Governor rushes from Puducherry
One of the callers that day was Governor M. Channa Reddy, who was also holding the additional charge of Lt. Governor of Puducherry. Reddy, who was in Puducherry, rushed to Chennai and persuaded her in vain for nearly an hour to abandon her fast. The Governor conveyed the appeal of Prime Minister P.V. Narasimha Rao to her to give up the protest. By then, the ties between the Chief Minister and the Prime Minister were going through a lean phase as Jayalalithaa, four months earlier, had declared withdrawal of her party’s support to the Congress government at the Centre.
A couple of her Ministers had spent Sunday night at the venue, napping in chairs. But, on Monday night, at least eight Ministers decided to catch up on their sleep in the open.
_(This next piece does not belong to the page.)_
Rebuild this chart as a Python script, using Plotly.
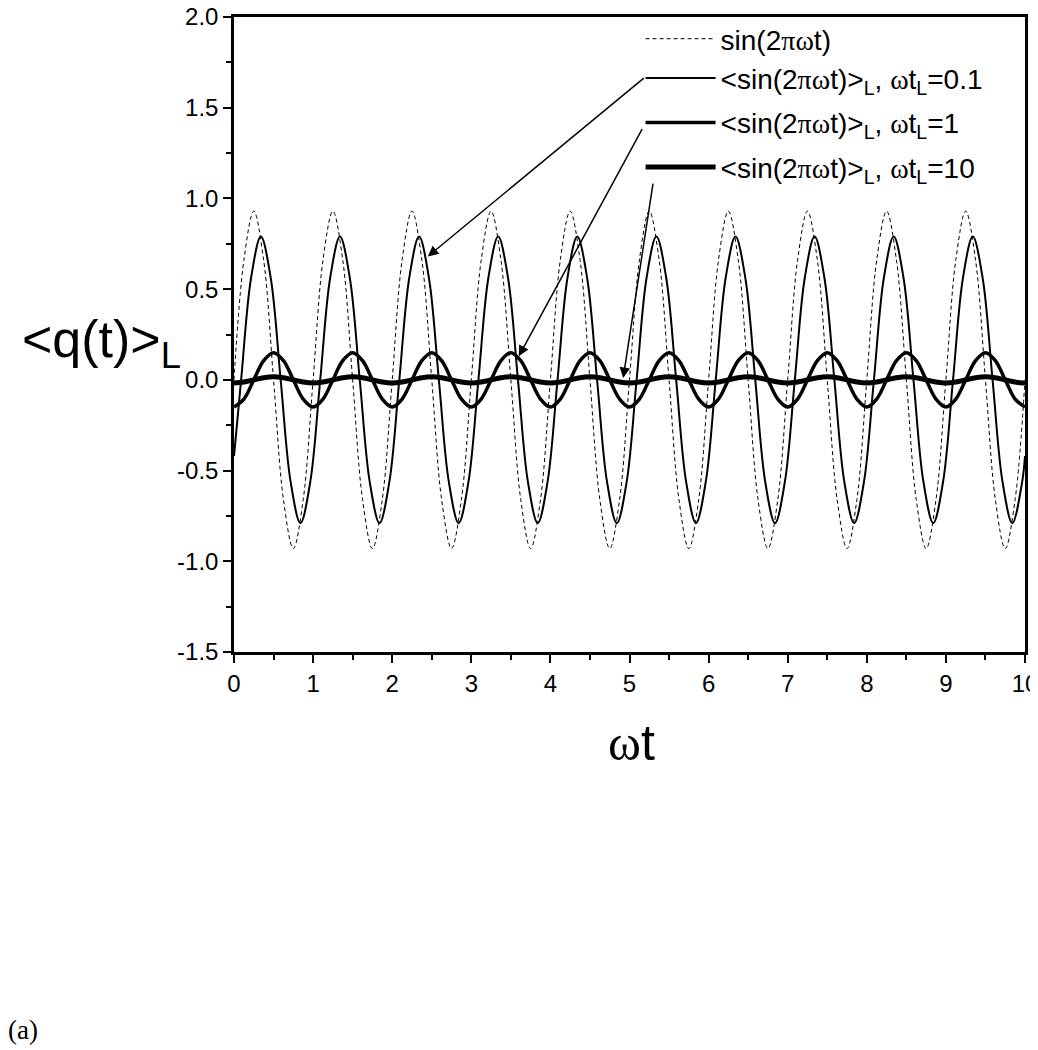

After Jayalalithaa retired to bed around 11 p.m., the Ministers spent some time chatting among themselves or with the officials. And, around 1 a.m., some of the Ministers went to sleep on bed sheets spread on the lush lawn.
Meanwhile, her fast had led to several of her party members attempting to immolate themselves, an act which Jayalalithaa had appealed against. Chennai, on the second day of her fast, practically observed a bandh. She started receiving streams of visitors, including former President R. Venkataraman, former Union Minister C. Subramaniam and film stars, Rajinikanth and Kamal Haasan.
On July 20, Jayalalithaa looked pale and haggard and her voice became feeble. She was inclined more to lying down on a cot than being seated. Health Minister S. Muthusamy, (now Housing and Urban Development Minister) and Speaker Sedappati R. Muthiah told journalists that when they and other Ministers urged her to end the protest, the Chief Minister had bluntly told them that she had undertaken the fast “for a cause and not for publicity”. The Governor, accompanied by his wife, also had a brief meeting with her.
Around midnight that day, Union Minister for Water Resources V.C. Shukla reached Bengaluru to hold discussions with his colleague in the Congress and Karnataka Chief Minister M. Veerappa Moily. On Wednesday (July 21), Shukla was in Chennai to have two rounds of discussions with Jayalalithaa, the first for 20 minutes from 10.15 a.m. and the second for about half-an-hour from 4.55 p.m. The Governor, too, joined the second round of discussions, states a report of The Hindu on July 22, 1993.
Wild cheers
Around 5.30 p.m. “a beaming Finance Minister” V.R. Nedunchezhiyan announced Jayalalithaa’s decision to end her fast in the light of the Centre’s move to form two committees — one for the implementation of the award and the other for monitoring of the data with reference to the implementation. His announcement prompted a huge crowd to break into “wild cheers” and burst crackers. The Chief Minister, who broke the fast by taking orange juice offered by the Governor and the Union Minister, called the Centre’s response a “great victory”. Beyond Shukla’s announcement of the Centre’s decision, the fast did not achieve much. It took five years for the Centre, that too when the BJP was in power with Atal Bihari Vajpayee as the Prime Minister, to create the implementation mechanism in the form of the Cauvery River Authority. At that point of time, in Tamil Nadu, it was Jayalalithaa’s principal adversary, M. Karunanidhi, of the DMK, who was in power.